I was conducting tests on Python (3.8.6) work speed. The test case was matrix per vector multiplication with sizes 10.000x10.000 and 10.000 correspondingly. The matrix and the vector were randomly filled with float numbers.
Firstly, I tried this code:
import time
import numpy as np
def str_per_vec(a, b, n):
res = 0
for i in range(n):
res += a[i] * b[i]
return res
N = 10000
A = np.random.randn(N, N)
b = np.random.randn(N)
correct_answer = A @ b
A = A.tolist()
b = b.tolist()
c = [None] * N
start = time.perf_counter()
for i in range(N):
c[i] = str_per_vec(A[i], b, N)
end = time.perf_counter()
assert np.allclose(c, correct_answer)
print("Time:", end - start)
And the output was "Time: 6.585052800000001"

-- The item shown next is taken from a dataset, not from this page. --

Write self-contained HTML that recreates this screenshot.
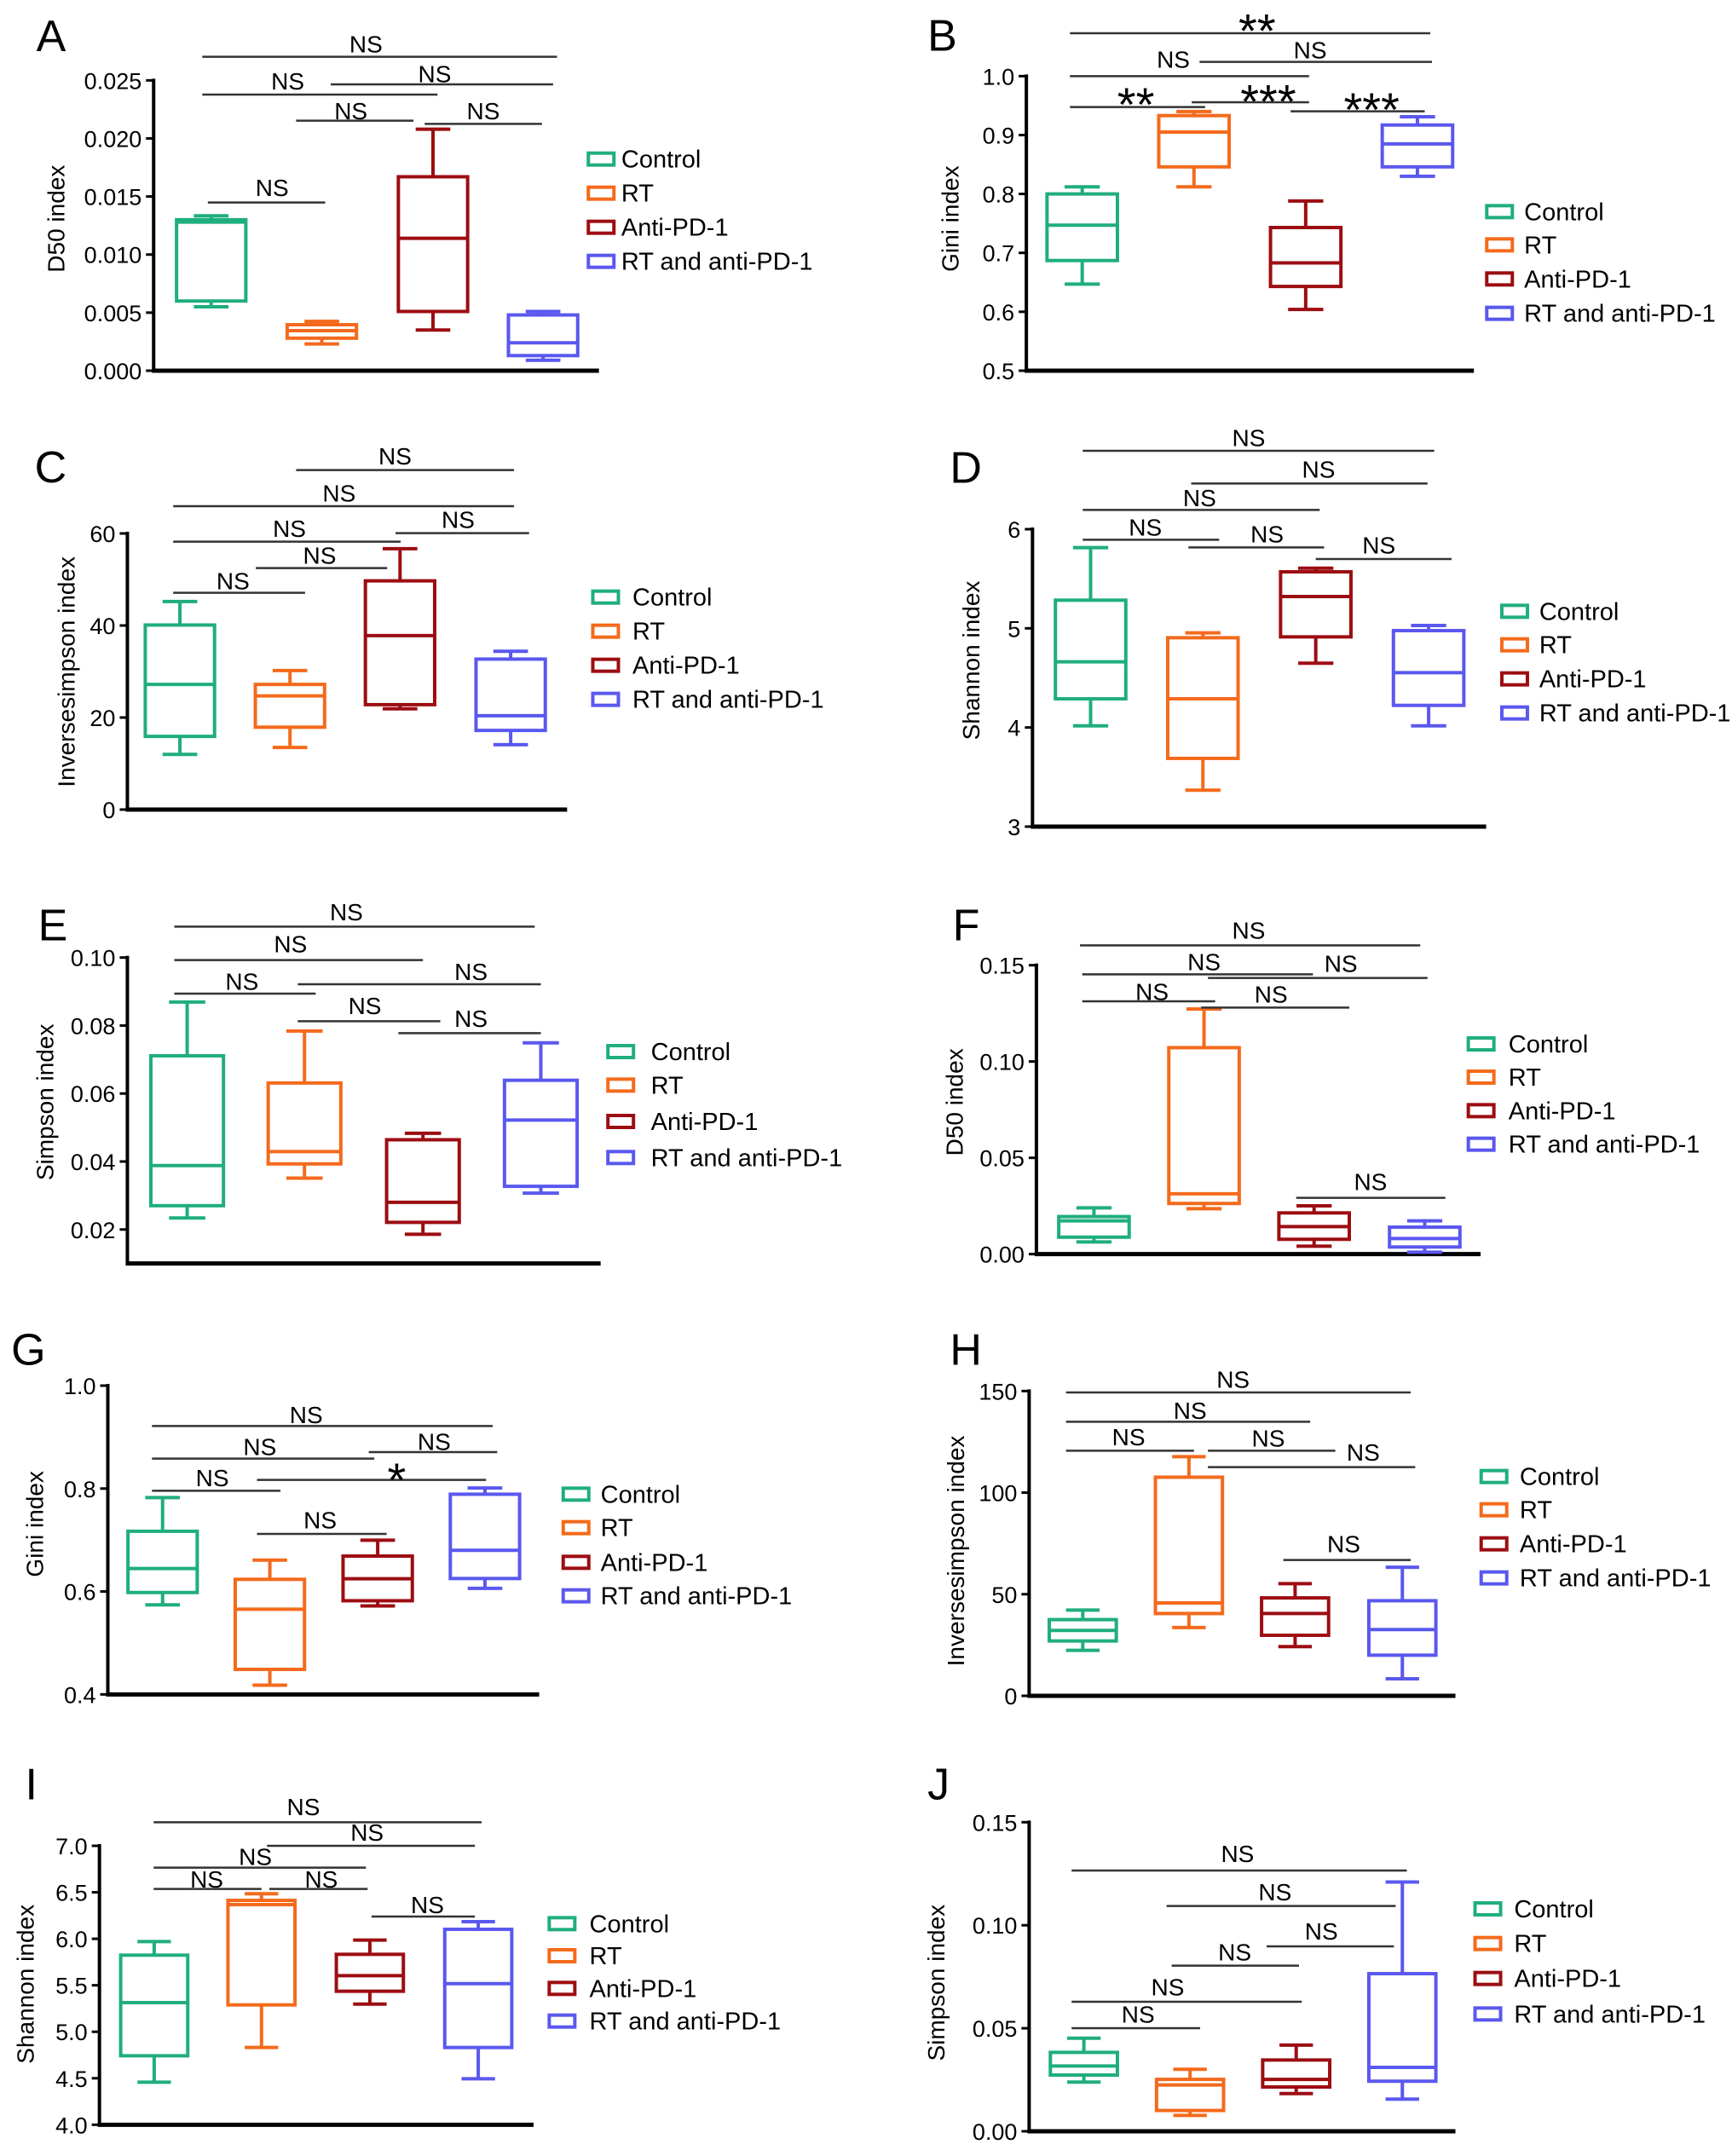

Then I tried another code. In fact, I just removed the function and wrote it in the loop itself:
import time
import numpy as np
N = 10000
A = np.random.randn(N, N)
b = np.random.randn(N)
correct_answer = A @ b
A = A.tolist()
b = b.tolist()
c = [None] * N
start = time.perf_counter()
for i in range(N):
buf = 0
a = A[i]
for j in range(N):
buf += a[j] * b[j]
c[i] = buf
end = time.perf_counter()
assert np.allclose(c, correct_answer)
print("Time:", end - start)
And this time the output was "Time: 12.4580008".
So, I just moved code from the function to the loop, but it took twice more time to execute! I'm really confused with it, because I have no idea why this happened. If someone proficient in Python could help me, I would be very grateful!
P.S. I conducted tests several times and the results were stable.